Como culpables de pecados mortales, los occidentales no están legitimados a establecer juicios respecto a los demás. No pueden, por ejemplo, censurar la corrupción existente en muchas naciones del tercer mundo, las diferencias de casta, las lesiones de los derechos humanos, el asfixiante mal reparto de la riqueza o el poder abusivo de los dirigentes. Pues eso sería occidentalismo. El peor, y el único de los pecados, pues su gravedad es tal que oculta la de los demás. El occidental ha asumido este lenguaje y lo ha interiorizado de tal forma que ha abjurado en buena medida del espíritu crítico, lo más propio de su civilización. Pues todas las culturas son respetables, a pesar de la evidencia de que algunas lo son muy pocos al convertir en prisioneros a los hombres, no puede ofrecer los principios de la propia, ya que tal desatino imperdonable es “asedio cultural”.

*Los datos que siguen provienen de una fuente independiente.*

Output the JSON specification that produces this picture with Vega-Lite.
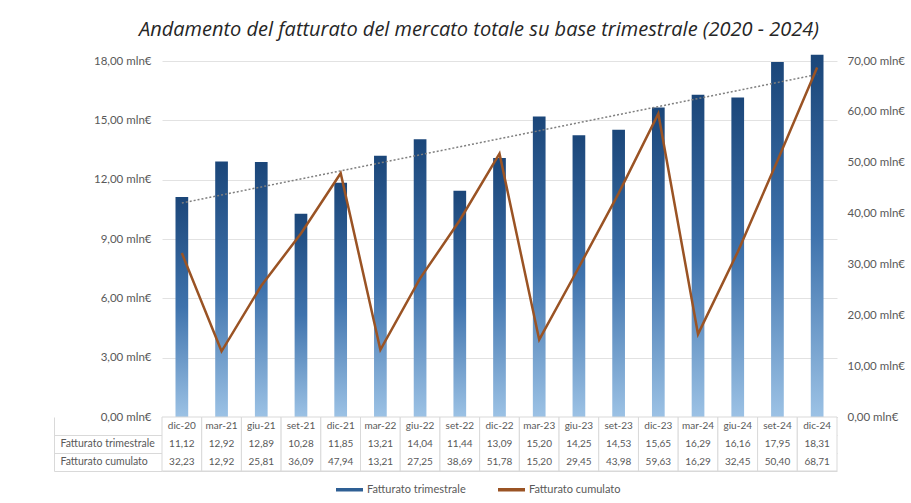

El occidental resume de esa forma la inmundicia de la especie, pues el origen de los males que afligen a otros. Sólo es racista. Lo es incluso cuando combate ese mal pegado a los poros. Mientras, el racismo de otros, es una manifestación de su cultura, y como todas las culturas son respetables, existe, al parecer, un racismo que lo es. Sobre todo si ese racismo se manifiesta en odio a los occidentales. ¿No ha llegado la hora de superar nuestros complejos de culpa, aunque sea por instinto de supervivencia?.